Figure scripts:
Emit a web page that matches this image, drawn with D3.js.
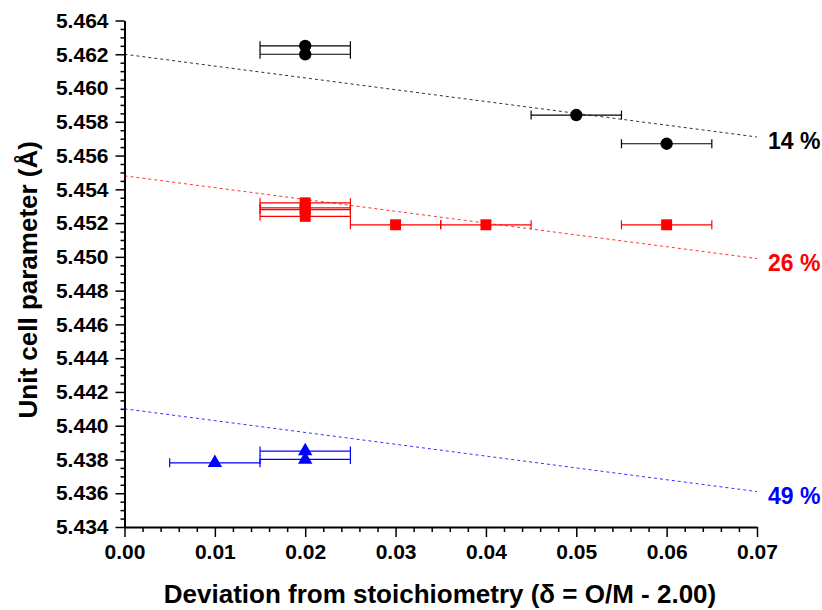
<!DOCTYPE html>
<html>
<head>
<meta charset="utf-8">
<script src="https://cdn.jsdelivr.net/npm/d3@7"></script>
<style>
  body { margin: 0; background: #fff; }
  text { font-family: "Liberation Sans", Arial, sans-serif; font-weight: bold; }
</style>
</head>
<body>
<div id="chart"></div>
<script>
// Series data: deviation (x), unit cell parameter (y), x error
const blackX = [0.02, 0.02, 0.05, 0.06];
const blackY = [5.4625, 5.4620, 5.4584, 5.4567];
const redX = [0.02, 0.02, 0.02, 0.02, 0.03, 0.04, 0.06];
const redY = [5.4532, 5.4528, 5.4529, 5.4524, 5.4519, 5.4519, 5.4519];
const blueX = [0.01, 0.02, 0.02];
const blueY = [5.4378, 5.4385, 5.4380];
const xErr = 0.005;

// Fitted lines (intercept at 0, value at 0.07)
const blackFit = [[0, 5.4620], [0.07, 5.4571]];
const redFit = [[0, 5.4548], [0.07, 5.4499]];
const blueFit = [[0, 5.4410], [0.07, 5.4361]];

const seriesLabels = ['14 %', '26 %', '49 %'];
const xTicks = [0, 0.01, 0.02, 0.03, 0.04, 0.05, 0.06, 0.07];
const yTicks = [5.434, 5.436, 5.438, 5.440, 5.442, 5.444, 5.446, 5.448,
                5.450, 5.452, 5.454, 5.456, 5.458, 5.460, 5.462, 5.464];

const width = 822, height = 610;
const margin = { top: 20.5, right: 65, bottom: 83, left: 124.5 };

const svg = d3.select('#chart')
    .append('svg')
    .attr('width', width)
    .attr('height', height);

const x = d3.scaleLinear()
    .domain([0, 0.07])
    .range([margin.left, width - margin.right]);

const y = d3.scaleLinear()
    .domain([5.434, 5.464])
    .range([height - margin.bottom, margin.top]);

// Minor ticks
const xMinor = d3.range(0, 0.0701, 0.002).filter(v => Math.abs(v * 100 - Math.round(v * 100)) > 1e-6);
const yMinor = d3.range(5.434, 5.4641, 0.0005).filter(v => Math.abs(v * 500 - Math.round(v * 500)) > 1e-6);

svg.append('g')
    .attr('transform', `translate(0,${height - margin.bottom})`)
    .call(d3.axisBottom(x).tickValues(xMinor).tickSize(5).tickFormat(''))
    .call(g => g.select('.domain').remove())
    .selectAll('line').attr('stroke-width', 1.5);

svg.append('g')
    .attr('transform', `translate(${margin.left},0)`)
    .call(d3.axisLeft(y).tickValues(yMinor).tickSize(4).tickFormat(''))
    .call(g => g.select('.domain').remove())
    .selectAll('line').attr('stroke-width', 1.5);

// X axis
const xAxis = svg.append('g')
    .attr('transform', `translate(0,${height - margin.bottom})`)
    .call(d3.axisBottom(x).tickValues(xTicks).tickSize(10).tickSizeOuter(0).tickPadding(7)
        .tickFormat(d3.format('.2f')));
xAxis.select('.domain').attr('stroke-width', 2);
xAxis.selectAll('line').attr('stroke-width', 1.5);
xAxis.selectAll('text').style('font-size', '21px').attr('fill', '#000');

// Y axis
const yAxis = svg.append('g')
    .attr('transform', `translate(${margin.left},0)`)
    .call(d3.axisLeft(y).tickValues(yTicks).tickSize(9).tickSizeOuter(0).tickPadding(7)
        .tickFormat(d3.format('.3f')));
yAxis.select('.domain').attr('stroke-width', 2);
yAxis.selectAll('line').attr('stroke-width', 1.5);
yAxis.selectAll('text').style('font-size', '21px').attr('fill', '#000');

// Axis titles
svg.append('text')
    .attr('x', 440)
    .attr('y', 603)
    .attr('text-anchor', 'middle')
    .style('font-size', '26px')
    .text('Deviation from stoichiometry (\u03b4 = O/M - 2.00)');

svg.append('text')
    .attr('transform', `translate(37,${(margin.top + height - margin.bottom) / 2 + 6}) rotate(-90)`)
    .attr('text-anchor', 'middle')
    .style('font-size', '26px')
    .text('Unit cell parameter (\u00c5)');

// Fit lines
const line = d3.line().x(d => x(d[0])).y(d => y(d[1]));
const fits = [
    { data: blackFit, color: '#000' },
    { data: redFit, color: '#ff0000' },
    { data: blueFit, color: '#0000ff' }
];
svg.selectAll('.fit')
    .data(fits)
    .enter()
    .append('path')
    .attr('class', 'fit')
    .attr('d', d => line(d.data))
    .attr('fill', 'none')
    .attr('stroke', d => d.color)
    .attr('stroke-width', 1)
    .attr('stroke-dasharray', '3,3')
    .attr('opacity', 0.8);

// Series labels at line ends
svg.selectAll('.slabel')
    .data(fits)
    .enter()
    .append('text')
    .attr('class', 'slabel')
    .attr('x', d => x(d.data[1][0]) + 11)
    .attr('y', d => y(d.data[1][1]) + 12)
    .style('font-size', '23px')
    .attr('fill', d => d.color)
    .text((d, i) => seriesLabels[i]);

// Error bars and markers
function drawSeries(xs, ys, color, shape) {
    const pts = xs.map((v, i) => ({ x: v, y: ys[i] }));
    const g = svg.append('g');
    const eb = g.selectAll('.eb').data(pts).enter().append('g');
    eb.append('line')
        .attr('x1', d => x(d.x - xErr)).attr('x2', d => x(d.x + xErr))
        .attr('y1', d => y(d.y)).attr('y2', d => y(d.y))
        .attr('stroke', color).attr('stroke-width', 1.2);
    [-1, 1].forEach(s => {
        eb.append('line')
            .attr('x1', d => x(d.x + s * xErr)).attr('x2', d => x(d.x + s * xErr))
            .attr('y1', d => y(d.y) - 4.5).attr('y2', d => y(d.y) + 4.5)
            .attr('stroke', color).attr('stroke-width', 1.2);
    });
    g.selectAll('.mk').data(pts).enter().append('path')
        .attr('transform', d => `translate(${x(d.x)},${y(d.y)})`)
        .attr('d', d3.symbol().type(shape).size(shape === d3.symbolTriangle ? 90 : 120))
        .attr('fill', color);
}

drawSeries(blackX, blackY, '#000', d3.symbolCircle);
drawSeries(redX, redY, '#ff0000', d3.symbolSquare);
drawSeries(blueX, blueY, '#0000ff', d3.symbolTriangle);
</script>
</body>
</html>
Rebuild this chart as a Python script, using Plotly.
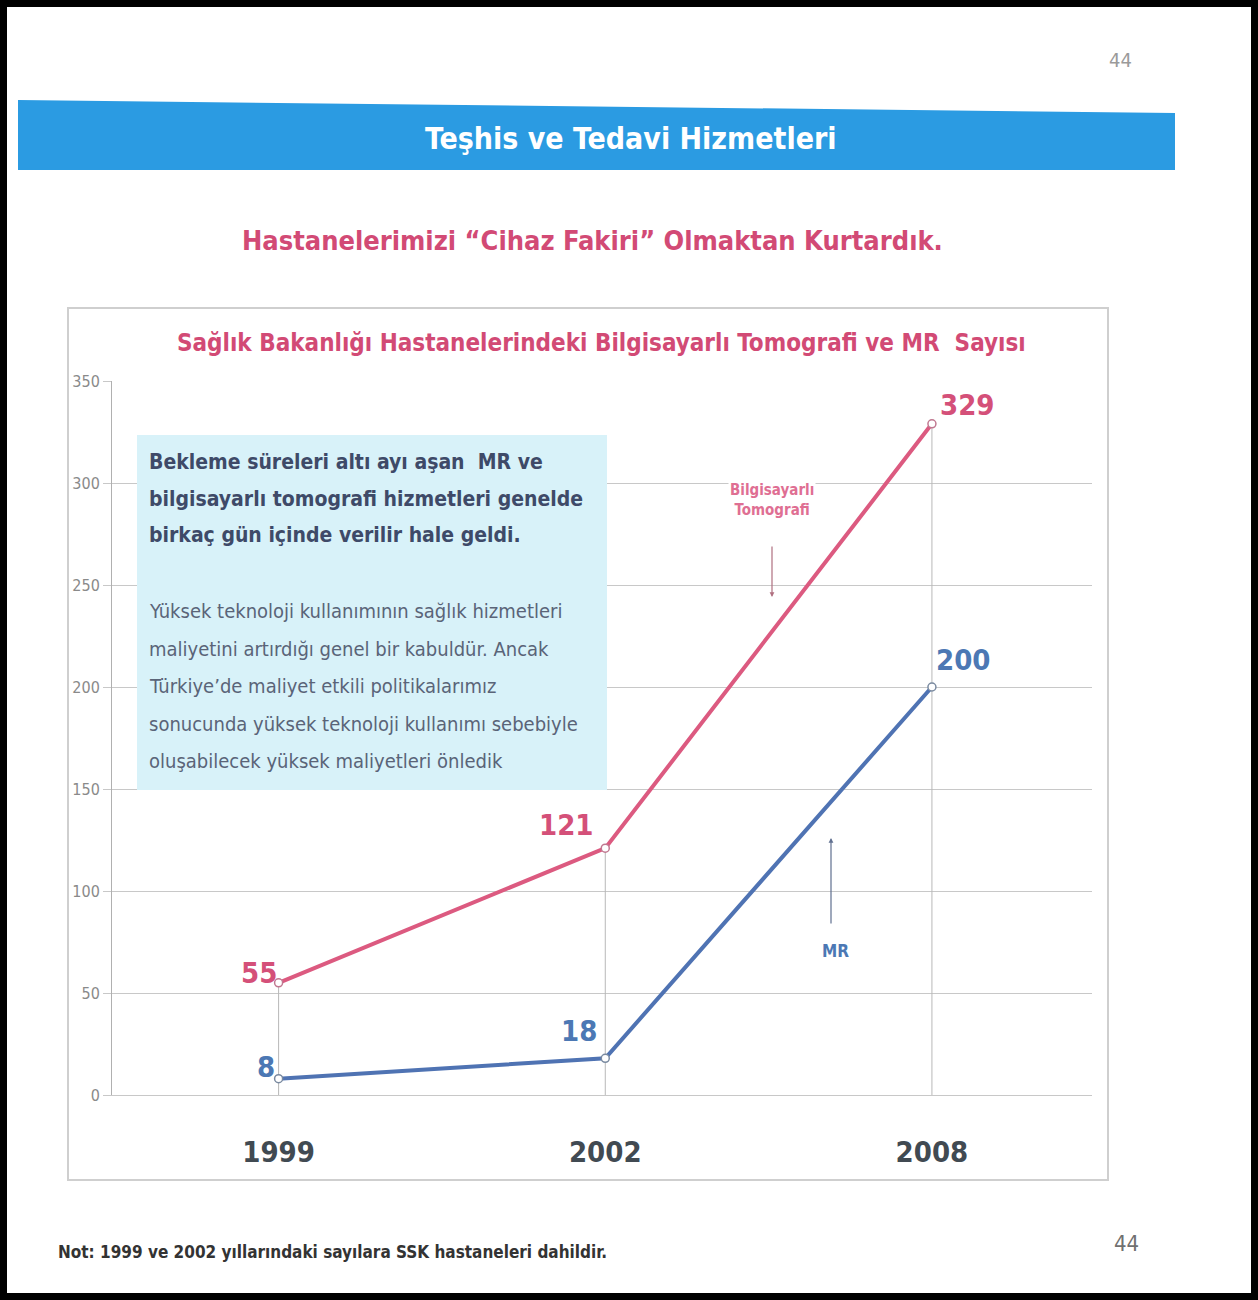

**The exercise:** Make an exact copy of every entry above, minus the images.

**Full response:**
Emit a web page that matches this image, drawn with D3.js.
<!DOCTYPE html>
<html>
<head>
<meta charset="utf-8">
<script src="https://cdn.jsdelivr.net/npm/d3@7"></script>
<style>
  body { margin: 0; background: #fff; }
  text { font-family: "Liberation Sans", Arial, sans-serif; font-weight: bold; }
</style>
</head>
<body>
<div id="chart"></div>
<script>
// Series data: deviation (x), unit cell parameter (y), x error
const blackX = [0.02, 0.02, 0.05, 0.06];
const blackY = [5.4625, 5.4620, 5.4584, 5.4567];
const redX = [0.02, 0.02, 0.02, 0.02, 0.03, 0.04, 0.06];
const redY = [5.4532, 5.4528, 5.4529, 5.4524, 5.4519, 5.4519, 5.4519];
const blueX = [0.01, 0.02, 0.02];
const blueY = [5.4378, 5.4385, 5.4380];
const xErr = 0.005;

// Fitted lines (intercept at 0, value at 0.07)
const blackFit = [[0, 5.4620], [0.07, 5.4571]];
const redFit = [[0, 5.4548], [0.07, 5.4499]];
const blueFit = [[0, 5.4410], [0.07, 5.4361]];

const seriesLabels = ['14 %', '26 %', '49 %'];
const xTicks = [0, 0.01, 0.02, 0.03, 0.04, 0.05, 0.06, 0.07];
const yTicks = [5.434, 5.436, 5.438, 5.440, 5.442, 5.444, 5.446, 5.448,
                5.450, 5.452, 5.454, 5.456, 5.458, 5.460, 5.462, 5.464];

const width = 822, height = 610;
const margin = { top: 20.5, right: 65, bottom: 83, left: 124.5 };

const svg = d3.select('#chart')
    .append('svg')
    .attr('width', width)
    .attr('height', height);

const x = d3.scaleLinear()
    .domain([0, 0.07])
    .range([margin.left, width - margin.right]);

const y = d3.scaleLinear()
    .domain([5.434, 5.464])
    .range([height - margin.bottom, margin.top]);

// Minor ticks
const xMinor = d3.range(0, 0.0701, 0.002).filter(v => Math.abs(v * 100 - Math.round(v * 100)) > 1e-6);
const yMinor = d3.range(5.434, 5.4641, 0.0005).filter(v => Math.abs(v * 500 - Math.round(v * 500)) > 1e-6);

svg.append('g')
    .attr('transform', `translate(0,${height - margin.bottom})`)
    .call(d3.axisBottom(x).tickValues(xMinor).tickSize(5).tickFormat(''))
    .call(g => g.select('.domain').remove())
    .selectAll('line').attr('stroke-width', 1.5);

svg.append('g')
    .attr('transform', `translate(${margin.left},0)`)
    .call(d3.axisLeft(y).tickValues(yMinor).tickSize(4).tickFormat(''))
    .call(g => g.select('.domain').remove())
    .selectAll('line').attr('stroke-width', 1.5);

// X axis
const xAxis = svg.append('g')
    .attr('transform', `translate(0,${height - margin.bottom})`)
    .call(d3.axisBottom(x).tickValues(xTicks).tickSize(10).tickSizeOuter(0).tickPadding(7)
        .tickFormat(d3.format('.2f')));
xAxis.select('.domain').attr('stroke-width', 2);
xAxis.selectAll('line').attr('stroke-width', 1.5);
xAxis.selectAll('text').style('font-size', '21px').attr('fill', '#000');

// Y axis
const yAxis = svg.append('g')
    .attr('transform', `translate(${margin.left},0)`)
    .call(d3.axisLeft(y).tickValues(yTicks).tickSize(9).tickSizeOuter(0).tickPadding(7)
        .tickFormat(d3.format('.3f')));
yAxis.select('.domain').attr('stroke-width', 2);
yAxis.selectAll('line').attr('stroke-width', 1.5);
yAxis.selectAll('text').style('font-size', '21px').attr('fill', '#000');

// Axis titles
svg.append('text')
    .attr('x', 440)
    .attr('y', 603)
    .attr('text-anchor', 'middle')
    .style('font-size', '26px')
    .text('Deviation from stoichiometry (\u03b4 = O/M - 2.00)');

svg.append('text')
    .attr('transform', `translate(37,${(margin.top + height - margin.bottom) / 2 + 6}) rotate(-90)`)
    .attr('text-anchor', 'middle')
    .style('font-size', '26px')
    .text('Unit cell parameter (\u00c5)');

// Fit lines
const line = d3.line().x(d => x(d[0])).y(d => y(d[1]));
const fits = [
    { data: blackFit, color: '#000' },
    { data: redFit, color: '#ff0000' },
    { data: blueFit, color: '#0000ff' }
];
svg.selectAll('.fit')
    .data(fits)
    .enter()
    .append('path')
    .attr('class', 'fit')
    .attr('d', d => line(d.data))
    .attr('fill', 'none')
    .attr('stroke', d => d.color)
    .attr('stroke-width', 1)
    .attr('stroke-dasharray', '3,3')
    .attr('opacity', 0.8);

// Series labels at line ends
svg.selectAll('.slabel')
    .data(fits)
    .enter()
    .append('text')
    .attr('class', 'slabel')
    .attr('x', d => x(d.data[1][0]) + 11)
    .attr('y', d => y(d.data[1][1]) + 12)
    .style('font-size', '23px')
    .attr('fill', d => d.color)
    .text((d, i) => seriesLabels[i]);

// Error bars and markers
function drawSeries(xs, ys, color, shape) {
    const pts = xs.map((v, i) => ({ x: v, y: ys[i] }));
    const g = svg.append('g');
    const eb = g.selectAll('.eb').data(pts).enter().append('g');
    eb.append('line')
        .attr('x1', d => x(d.x - xErr)).attr('x2', d => x(d.x + xErr))
        .attr('y1', d => y(d.y)).attr('y2', d => y(d.y))
        .attr('stroke', color).attr('stroke-width', 1.2);
    [-1, 1].forEach(s => {
        eb.append('line')
            .attr('x1', d => x(d.x + s * xErr)).attr('x2', d => x(d.x + s * xErr))
            .attr('y1', d => y(d.y) - 4.5).attr('y2', d => y(d.y) + 4.5)
            .attr('stroke', color).attr('stroke-width', 1.2);
    });
    g.selectAll('.mk').data(pts).enter().append('path')
        .attr('transform', d => `translate(${x(d.x)},${y(d.y)})`)
        .attr('d', d3.symbol().type(shape).size(shape === d3.symbolTriangle ? 90 : 120))
        .attr('fill', color);
}

drawSeries(blackX, blackY, '#000', d3.symbolCircle);
drawSeries(redX, redY, '#ff0000', d3.symbolSquare);
drawSeries(blueX, blueY, '#0000ff', d3.symbolTriangle);
</script>
</body>
</html>
Rebuild this chart as a Python script, using Plotly.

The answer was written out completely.